Silo

Studio-wide collaboration

The Silo is a 45-story collaborative tower located in downtown Phoenix, conceived as a contemporary interpretation of a silo; an autonomous building that provides essential resources not only for its residents but also for the surrounding community. Each pair of floors within the tower is designed by a different contributor, resulting in a vertically layered collective project that explores diversity within a shared framework.

The site in downtown Phoenix is integral to the project’s ambition. Surrounded by a wide range of urban activities, including education, commerce, housing, and public life. The location supports the integration of multiple programs within a single vertical structure. This dynamic context allows the tower to operate as both a destination and an extension of the surrounding neighborhood, serving daily users as well as nearby residents.

A defining characteristic of the tower is its continuous “donut” floor plan, which promotes visual connectivity and efficient circulation throughout the building. While this geometry creates a strong sense of cohesion, it also introduces significant design constraints, making adaptability, spatial organization, and programmatic clarity the central challenges of the project.

My contribution to the project focuses on student living, responding to the proximity of ASU’s downtown campus.
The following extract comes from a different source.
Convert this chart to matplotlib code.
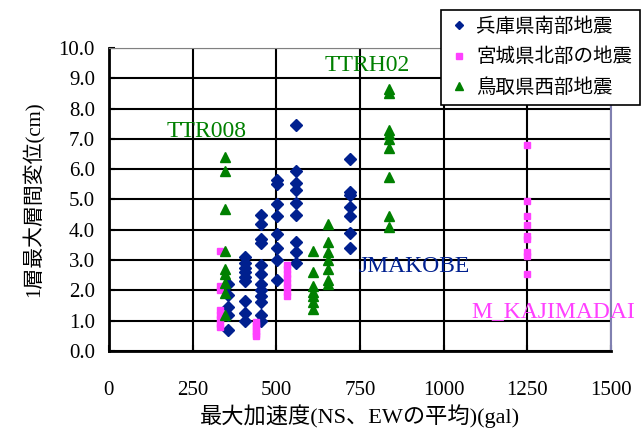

The residential level is paired with a community-oriented floor that supports shared use, incorporating study spaces, terraces, and informal gathering areas that foster interaction among residents and the surrounding neighborhood.

The tower is divided materially, with the lower half constructed in concrete and the upper half in cross-laminated timber (CLT), expressing a transition from mass and permanence to lightness and sustainability as the building rises.